RideOn — Augmented reality ski goggles
You’ve probably seen Recon’s HUD goggles before, but these goggs are different. Instead of relying on a tiny LCD display positioned down in the lower corner of your vision, RideOn goggles are equipped with a thin transparent display positioned directly over your eye — sort of like Google Glass, but bigger, thinner, and far less dorky. This allows the goggles to deliver images directly to your eye without obstructing your vision.
RideOn also boasts a myriad of other sensors under the hood. Inertial sensors and GPS work together to determine where you’re looking, while an integrated camera and special computer-vision algorithms identify things that you’re looking at. With some clever programming, all this data is woven together to create helpful features, such as buddy tracking, navigation info, and even a hands-free user interface. To switch modes, all you need to do is look up, and hover over whatever virtual button you’d like to press.

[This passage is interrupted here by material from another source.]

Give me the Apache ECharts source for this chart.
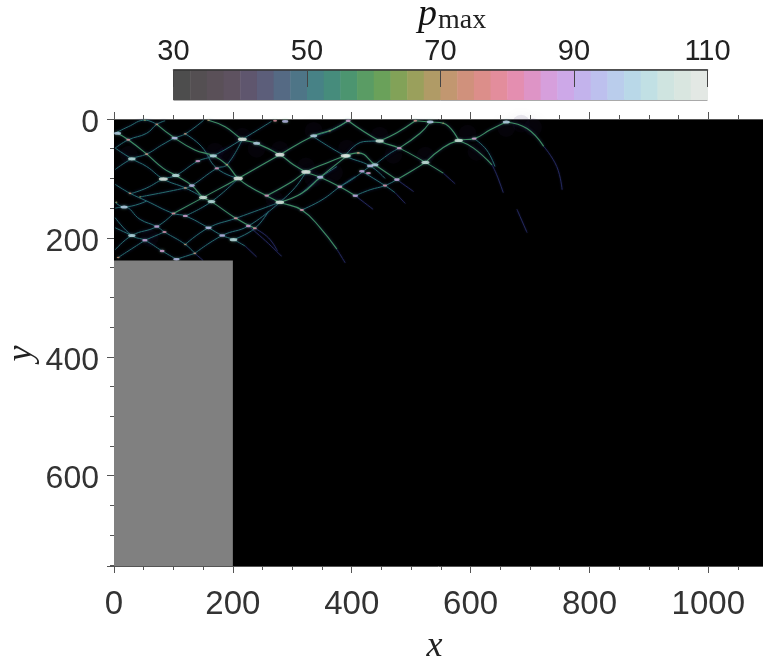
<!DOCTYPE html>
<html><head><meta charset="utf-8">
<script src="https://cdn.jsdelivr.net/npm/echarts@6/dist/echarts.min.js"></script>
<style>html,body{margin:0;padding:0;background:#fff}#c{width:763px;height:663px}canvas{filter:blur(0.45px)}</style>
</head><body><div id="c"></div>
<script>
const xTicks = [0,200,400,600,800,1000];
const yTicks = [0,200,400,600];
const xMax = 1092, yMax = 752;
const colorTicks = [30,50,70,90,110];
const colorStops = [30,32.5,35,37.5,40,42.5,45,47.5,50,52.5,55,57.5,60,62.5,65,67.5,70,72.5,75,77.5,80,82.5,85,87.5,90,92.5,95,97.5,100,102.5,105,107.5,110];
const colorValues = ['#4d4d4d','#544f52','#5a5058','#5e5260','#5f566e','#5c5e7a','#556a84','#4e7587','#478286','#468c7c','#4c9570','#5a9c64','#6aa15a','#82a258','#9aa05c','#b09b66','#c29770','#d0917c','#dc8e8a','#e38d9c','#e48eb0','#de94c6','#d69fdc','#cda8e8','#c3b3ec','#bdc0ee','#bacdec','#b9d8e8','#c1e0e4','#cfe4e0','#d9e6e0','#e3e8e4','#ebebeb'];
const wallBlock = [[0,238,200,752]];

// bright ridges
const ridgesStrong = [
 [[159,2],[187,13],[216,34],[240,41],[279,60],[302,77],[323,89],[347,98],[380,114],[406,129]],
 [[72,9],[102,32],[136,52],[167,62],[190,77],[209,100],[232,116],[257,129],[279,140],[316,153],[347,183],[375,219]],
 [[100,159],[150,132],[209,100],[279,60],[336,28],[367,18],[394,3]],
 [[6,24],[24,35],[55,59],[83,83],[104,95],[131,112],[150,132],[164,139],[205,167],[237,184]],
 [[394,3],[447,37],[480,49],[524,73],[554,91]],
 [[660,5],[695,16],[723,46]],
 [[580,36],[605,49],[636,77]],
 [[389,62],[411,57],[439,77],[476,102]],
 [[524,73],[554,48],[580,36],[606,33],[633,18],[660,5]],
 [[447,37],[476,23],[507,3]],
 [[480,49],[515,24],[532,5]],
 [[507,3],[532,5],[554,7],[580,36]],
 [[279,140],[316,125],[347,98],[392,62]],
 [[257,129],[300,105],[323,89],[358,74],[389,62]],
 [[476,102],[500,88],[524,73]]
];
// medium ridges
const ridgesMid = [
 [[2,24],[24,13],[52,2],[72,9]],
 [[2,49],[24,35],[55,24],[72,9],[86,3]],
 [[2,85],[30,67],[55,59],[80,44],[102,32],[120,25],[151,2]],
 [[30,125],[55,116],[83,101],[104,95],[141,71],[167,62],[216,34],[265,4]],
 [[44,131],[120,116],[131,112],[173,83],[190,77],[216,34]],
 [[120,163],[164,139],[209,100]],
 [[2,110],[27,125],[55,138],[100,159],[120,163],[159,183],[182,196],[201,203],[221,214]],
 [[2,150],[17,148],[44,169],[72,181],[85,190],[120,211],[136,226]],
 [[2,166],[30,196],[52,204],[81,222],[105,236]],
 [[2,49],[30,67],[55,80],[83,101],[120,116],[150,132]],
 [[120,25],[147,46],[173,83],[209,100]],
 [[2,220],[30,196],[72,181],[100,159]],
 [[52,204],[85,190]],
 [[120,211],[159,183],[205,167],[279,140]],
 [[7,233],[52,204]],
 [[136,226],[182,196],[226,180],[279,140]],
 [[105,236],[136,226]],
 [[201,203],[237,184],[260,155]],
 [[2,183],[30,196]],
 [[2,140],[17,148],[55,138]],
 [[316,153],[350,136],[380,114],[406,97]],
 [[279,140],[305,115],[323,89]],
 [[336,30],[389,62],[431,79],[456,100]],
 [[336,28],[363,20],[394,3]],
 [[389,62],[420,38],[447,37]],
 [[439,77],[464,58],[480,49]],
 [[347,98],[375,80]],
 [[380,114],[403,100],[431,79]],
 [[406,129],[431,119],[456,112],[476,102]],
 [[417,88],[456,112],[473,124]],
 [[313,127],[347,98]],
 [[606,33],[627,52],[641,80]]
];
// fading tails
const ridgesFaint = [
 [[375,219],[389,242]],
 [[237,184],[260,200],[275,222]],
 [[221,214],[240,232]],
 [[406,129],[436,152]],
 [[473,124],[490,142]],
 [[476,102],[504,122]],
 [[554,91],[574,109]],
 [[723,46],[745,80],[754,119]],
 [[636,77],[644,94],[655,124]],
 [[678,152],[695,191]],
 [[136,226],[150,238]],
 [[226,180],[255,205],[282,231]]
];
// hot spots: x, y, pmax
const hotSpots = [
 [6,24,96],[24,35,78],[30,67,100],[55,59,74],[72,9,72],[52,2,66],[102,32,92],[120,25,72],
 [167,62,98],[141,71,84],[190,77,70],[173,83,82],[216,34,108],[240,41,96],[279,60,110],[336,28,96],
 [392,62,100],[323,89,110],[347,98,92],[380,114,84],[406,129,88],[209,100,110],[83,101,108],[104,95,100],
 [120,116,72],[131,112,90],[150,132,104],[164,139,100],[257,129,82],[279,140,106],[316,153,80],
 [27,125,72],[44,131,66],[17,148,96],[4,140,66],[100,159,78],[120,163,84],[205,167,78],[159,183,92],
 [226,180,84],[237,184,78],[72,181,86],[85,190,80],[30,196,98],[52,204,86],[182,196,90],[201,203,100],
 [120,211,70],[81,222,84],[136,226,72],[105,236,92],[7,233,72],[288,4,92],[271,3,78],[394,3,84],
 [159,2,70],[363,20,68],[447,37,104],[480,49,84],[389,62,108],[411,57,72],[439,77,96],[431,79,92],
 [417,88,88],[428,91,84],[476,102,88],[456,112,80],[524,73,102],[580,36,104],[606,33,84],[507,3,76],
 [532,5,94],[554,7,66],[660,5,96]
];
const haze = [
 [216,30],[240,50],[279,52],[336,20],[323,80],[335,100],[392,50],[447,28],[470,60],[524,62],[595,25],[610,55],[685,8],[705,14],[660,15],[190,60],[60,200],[170,55],[270,135],[370,90],[25,60]
];

const inkCol = '#333333', tickCol = '#555555';
const mk = (arr, color, width, blur, glow, z) => arr.map(pts => ({
  type:'line', xAxisIndex:0, yAxisIndex:0, data:pts, smooth:0.45, symbol:'none', silent:true, z:z,
  lineStyle:{color:color, width:width, shadowBlur:blur, shadowColor:glow}
}));

const option = {
  animation:false, backgroundColor:'#ffffff',
  title:{text:'{p|p}{s|max}', left:413, top:-10, textStyle:{fontWeight:'normal', rich:{
    p:{fontFamily:'Liberation Serif', fontStyle:'italic', fontWeight:'normal', fontSize:38, color:'#111', lineHeight:40},
    s:{fontFamily:'Liberation Serif', fontWeight:'normal', fontSize:28, color:'#222', verticalAlign:'bottom', padding:[8,0,0,1]}
  }}},
  grid:[
    {left:114, top:119, right:0, bottom:97, show:true, backgroundColor:'#000000', borderWidth:0, outerBoundsMode:'none'},
    {left:173.5, top:70, width:534, height:30, show:true, backgroundColor:'#ffffff', borderColor:'#555555', borderWidth:1, outerBoundsMode:'none'}
  ],
  xAxis:[
    {gridIndex:0, type:'value', position:'bottom', min:0, max:xMax, interval:200,
     name:'x', nameLocation:'middle', nameGap:63, nameMoveOverlap:false, nameTextStyle:{fontFamily:'Liberation Serif', fontStyle:'italic', fontSize:36, color:'#222', padding:[0,8,0,0]},
     axisLine:{show:true, onZero:false, lineStyle:{color:tickCol}},
     axisTick:{show:true, length:7, lineStyle:{color:tickCol}},
     minorTick:{show:true, splitNumber:4, length:4, lineStyle:{color:tickCol}},
     splitLine:{show:false},
     axisLabel:{show:true, margin:22, fontFamily:'Liberation Sans', fontSize:33, color:inkCol, hideOverlap:false, showMaxLabel:true,
       customValues:xTicks, formatter:v=>String(v)}},
    {gridIndex:0, type:'value', position:'top', min:0, max:xMax, interval:200,
     axisLine:{show:true, onZero:false, lineStyle:{color:tickCol}},
     axisTick:{show:true, length:7, lineStyle:{color:tickCol}},
     minorTick:{show:true, splitNumber:4, length:4, lineStyle:{color:tickCol}},
     splitLine:{show:false}, axisLabel:{show:false}},
    {gridIndex:1, type:'value', position:'top', min:colorTicks[0], max:colorTicks[4], interval:20, z:8,
     axisLine:{show:true, onZero:false, lineStyle:{color:'#333', width:1.5}},
     axisTick:{show:true, inside:true, length:17, lineStyle:{color:'#444'}},
     splitLine:{show:false},
     axisLabel:{show:true, margin:4, fontFamily:'Liberation Sans', fontSize:29, color:'#222'}}
  ],
  yAxis:[
    {gridIndex:0, type:'value', inverse:true, min:0, max:yMax, interval:200,
     name:'y', nameLocation:'middle', nameRotate:90, nameGap:74, nameMoveOverlap:false, nameTextStyle:{fontFamily:'Liberation Serif', fontStyle:'italic', fontSize:36, color:'#222', padding:[0,22,0,0]},
     axisLine:{show:false, onZero:false},
     axisTick:{show:true, length:7, lineStyle:{color:tickCol}},
     minorTick:{show:true, splitNumber:4, length:4, lineStyle:{color:tickCol}},
     splitLine:{show:false},
     axisLabel:{show:true, margin:15, hideOverlap:false, showMaxLabel:true, customValues:yTicks,
       formatter:v=>'{n|'+v+'}',
       rich:{n:{fontFamily:'Liberation Sans', fontSize:32, color:inkCol, padding:[8,0,0,0]}}}},
    {gridIndex:1, type:'value', min:0, max:1, show:false}
  ],
  visualMap:[{show:false, type:'continuous', seriesIndex:1, dimension:2, min:colorTicks[0], max:colorTicks[4], inRange:{color:colorValues}}],
  series:[
    {type:'scatter', xAxisIndex:0, yAxisIndex:0, data:haze, symbolSize:18, silent:true, z:2,
     itemStyle:{color:'rgba(50,32,90,0.12)', shadowBlur:14, shadowColor:'rgba(50,32,90,0.5)'}},
    {type:'scatter', xAxisIndex:0, yAxisIndex:0, data:hotSpots, silent:true, z:6,
     symbol:'circle', symbolSize:d=>[1+(d[2]-60)/6, 1+(d[2]-60)/18],
     itemStyle:{shadowBlur:3, shadowColor:'rgba(110,190,150,0.7)'}},
    ...mk(ridgesFaint,'#23285c',1,2,'#16163c',3),
    ...mk(ridgesMid,'#256c6c',1,3,'rgba(30,50,105,0.9)',4),
    ...mk(ridgesStrong,'#3f8f62',1.1,3,'rgba(40,70,105,0.9)',5),
    {type:'custom', xAxisIndex:0, yAxisIndex:0, data:wallBlock, silent:true, z:10, encode:{x:[0,2], y:[1,3]},
     renderItem:(p,api)=>{const a=api.coord([api.value(0),api.value(1)]), b=api.coord([api.value(2),api.value(3)]);
       return {type:'rect', shape:{x:a[0],y:a[1],width:b[0]-a[0],height:b[1]-a[1]}, style:{fill:'#808080'}};}},
    {type:'custom', xAxisIndex:2, yAxisIndex:1, data:colorStops.slice(0,-1).map((s,i)=>[s,colorStops[i+1]]), silent:true, z:2, encode:{x:[0,1]},
     renderItem:(p,api)=>{const a=api.coord([api.value(0),1]), b=api.coord([api.value(1),0]);
       return {type:'rect', shape:{x:a[0],y:a[1],width:b[0]-a[0]+0.5,height:b[1]-a[1]}, style:{fill:colorValues[p.dataIndex]}};}}
  ]
};
echarts.init(document.getElementById('c'),null,{renderer:'canvas'}).setOption(option);
</script></body></html>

Cubi — Wrist communicator for kids
Now before you lose your mind and go into an impassioned rant about how young kids shouldn’t have cell phones; take a deep breath, rub your earlobes, and hear me out. This is actually a pretty brilliant idea. I, too, agree that young children shouldn’t have cell phones — especially those of the “smart” variety. Spending so much time staring wide-eyed at an LED screen, texting and playing games all day removes kids from the real world, robs them of meaningful social interaction with other people, and screws them up developmentally. That being said, having a way to communicate with your kids no matter where they are is a huge plus, and can help keep them safe.
Cubi is a brilliant little wearable device that aims to reconcile these problems, but also keep your kids safe. It’s essentially ultraminimalist, wrist-borne smartphone for kids — giving you peace of mind, and keeping games/apps out of the equation so your kids can focus on being kids.
Trippy Clip — Prismatic camera lens clip
As good as they are, the fixed lenses in iPhones and other smartphones are limited in what they can do. This limitation has opened up a world of third-party lens accessories that do everything from adding special effects, to zooming up-close and far out. The new Trippy Clip is part of the former: It’s billed as the “world’s first color changing lens system” that gives your camera phone a 180-degree field-of-view and adds a unique effect to photos and videos.
Functionally, the system is similar to Olloclip, but its spring-loaded design allows the lens to fit onto a variety of mobile devices, whether it’s the corner lens of an iPhone or iPad, or the centered ones of Android devices. It can even be used over the camera of your laptop. Because it’s hardware, it doesn’t matter what type of camera app you like to use. Just clip on one of the two lenses (either fisheye or circular holographic prism), snap a pic, and trip out.